_EXERCISE DESCRIPTION_. Repeat exactly the lines from the line with "Clone this chart in Plotly." to the line with "import plotly.graph_objects as go", including both, and leave out any pictures.

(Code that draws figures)

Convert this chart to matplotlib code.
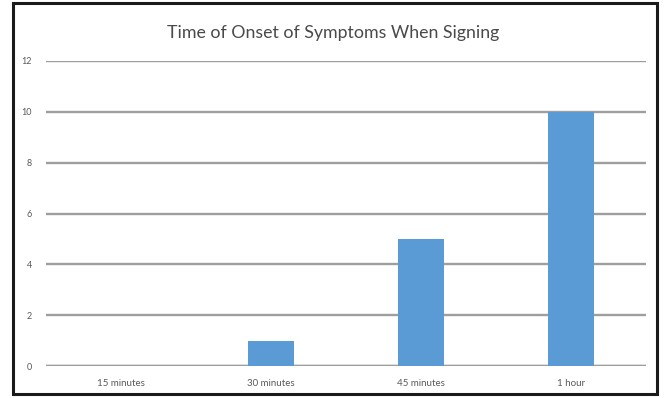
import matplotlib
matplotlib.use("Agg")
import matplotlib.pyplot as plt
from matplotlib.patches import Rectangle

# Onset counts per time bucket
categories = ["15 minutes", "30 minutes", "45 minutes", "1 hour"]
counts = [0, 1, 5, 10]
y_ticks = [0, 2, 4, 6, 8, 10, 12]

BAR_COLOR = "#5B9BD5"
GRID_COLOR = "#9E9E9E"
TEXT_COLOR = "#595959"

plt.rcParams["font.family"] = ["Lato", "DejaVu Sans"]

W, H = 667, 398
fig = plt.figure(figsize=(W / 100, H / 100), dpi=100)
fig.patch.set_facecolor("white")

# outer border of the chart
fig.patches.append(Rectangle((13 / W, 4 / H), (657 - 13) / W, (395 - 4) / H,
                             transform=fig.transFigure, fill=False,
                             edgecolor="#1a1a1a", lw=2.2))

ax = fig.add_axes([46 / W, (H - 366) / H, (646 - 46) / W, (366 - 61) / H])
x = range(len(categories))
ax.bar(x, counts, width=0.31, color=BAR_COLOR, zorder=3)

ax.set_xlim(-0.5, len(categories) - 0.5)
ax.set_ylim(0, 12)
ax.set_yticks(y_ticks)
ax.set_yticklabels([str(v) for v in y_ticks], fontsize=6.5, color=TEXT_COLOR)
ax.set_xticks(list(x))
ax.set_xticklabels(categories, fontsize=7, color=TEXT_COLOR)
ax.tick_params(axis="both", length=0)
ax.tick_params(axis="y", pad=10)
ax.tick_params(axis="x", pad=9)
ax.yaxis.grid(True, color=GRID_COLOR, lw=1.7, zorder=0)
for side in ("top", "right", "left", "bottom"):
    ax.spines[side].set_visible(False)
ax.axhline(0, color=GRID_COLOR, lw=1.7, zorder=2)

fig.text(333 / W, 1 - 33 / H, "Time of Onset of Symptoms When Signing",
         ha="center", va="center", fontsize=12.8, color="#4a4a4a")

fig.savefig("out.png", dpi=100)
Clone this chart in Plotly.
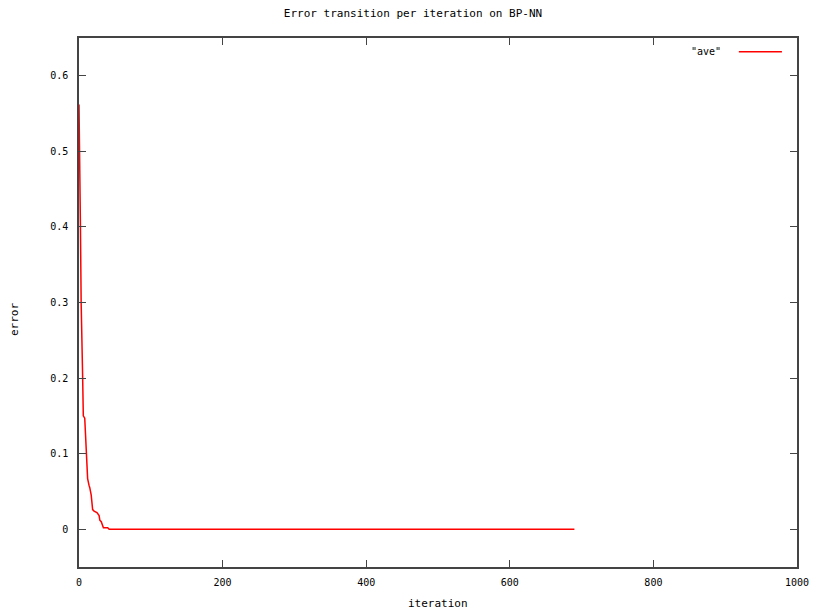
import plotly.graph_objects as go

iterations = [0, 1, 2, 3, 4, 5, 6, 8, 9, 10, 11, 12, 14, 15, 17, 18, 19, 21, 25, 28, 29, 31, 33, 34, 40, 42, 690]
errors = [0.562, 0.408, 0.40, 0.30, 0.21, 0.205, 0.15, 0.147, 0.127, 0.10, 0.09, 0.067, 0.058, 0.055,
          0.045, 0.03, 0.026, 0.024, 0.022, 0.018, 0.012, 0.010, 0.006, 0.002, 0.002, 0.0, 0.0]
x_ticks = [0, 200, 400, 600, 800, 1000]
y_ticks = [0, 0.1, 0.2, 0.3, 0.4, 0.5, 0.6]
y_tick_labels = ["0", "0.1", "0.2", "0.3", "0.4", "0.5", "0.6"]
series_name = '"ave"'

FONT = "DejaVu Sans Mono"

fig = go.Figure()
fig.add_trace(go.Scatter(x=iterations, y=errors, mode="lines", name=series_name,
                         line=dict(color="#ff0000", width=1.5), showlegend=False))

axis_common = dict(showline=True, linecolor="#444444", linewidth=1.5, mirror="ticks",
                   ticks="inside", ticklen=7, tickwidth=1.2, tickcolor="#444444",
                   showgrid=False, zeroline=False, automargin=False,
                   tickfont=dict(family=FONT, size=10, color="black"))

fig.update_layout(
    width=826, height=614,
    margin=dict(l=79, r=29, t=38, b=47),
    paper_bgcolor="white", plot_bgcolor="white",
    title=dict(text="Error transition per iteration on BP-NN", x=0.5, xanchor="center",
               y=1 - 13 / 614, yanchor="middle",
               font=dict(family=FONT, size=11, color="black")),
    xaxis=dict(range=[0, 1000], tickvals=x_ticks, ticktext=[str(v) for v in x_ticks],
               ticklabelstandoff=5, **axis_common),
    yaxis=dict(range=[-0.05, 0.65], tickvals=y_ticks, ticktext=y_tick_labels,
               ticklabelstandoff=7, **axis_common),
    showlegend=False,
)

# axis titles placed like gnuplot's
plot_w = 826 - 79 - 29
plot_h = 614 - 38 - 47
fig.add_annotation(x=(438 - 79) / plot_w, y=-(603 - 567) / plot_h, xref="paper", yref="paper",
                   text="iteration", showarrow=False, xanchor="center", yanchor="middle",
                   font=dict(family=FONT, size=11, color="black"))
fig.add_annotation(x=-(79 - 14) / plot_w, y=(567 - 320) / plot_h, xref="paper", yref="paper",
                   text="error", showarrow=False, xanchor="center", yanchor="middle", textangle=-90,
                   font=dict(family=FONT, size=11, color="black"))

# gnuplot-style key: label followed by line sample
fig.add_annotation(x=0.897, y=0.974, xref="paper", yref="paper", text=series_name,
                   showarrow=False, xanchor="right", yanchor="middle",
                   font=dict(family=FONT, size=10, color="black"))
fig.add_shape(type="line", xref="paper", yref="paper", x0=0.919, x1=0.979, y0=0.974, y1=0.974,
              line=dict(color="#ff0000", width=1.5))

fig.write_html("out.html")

_SOLUTION TO THE PROBLEM_.
Clone this chart in Plotly.
import plotly.graph_objects as go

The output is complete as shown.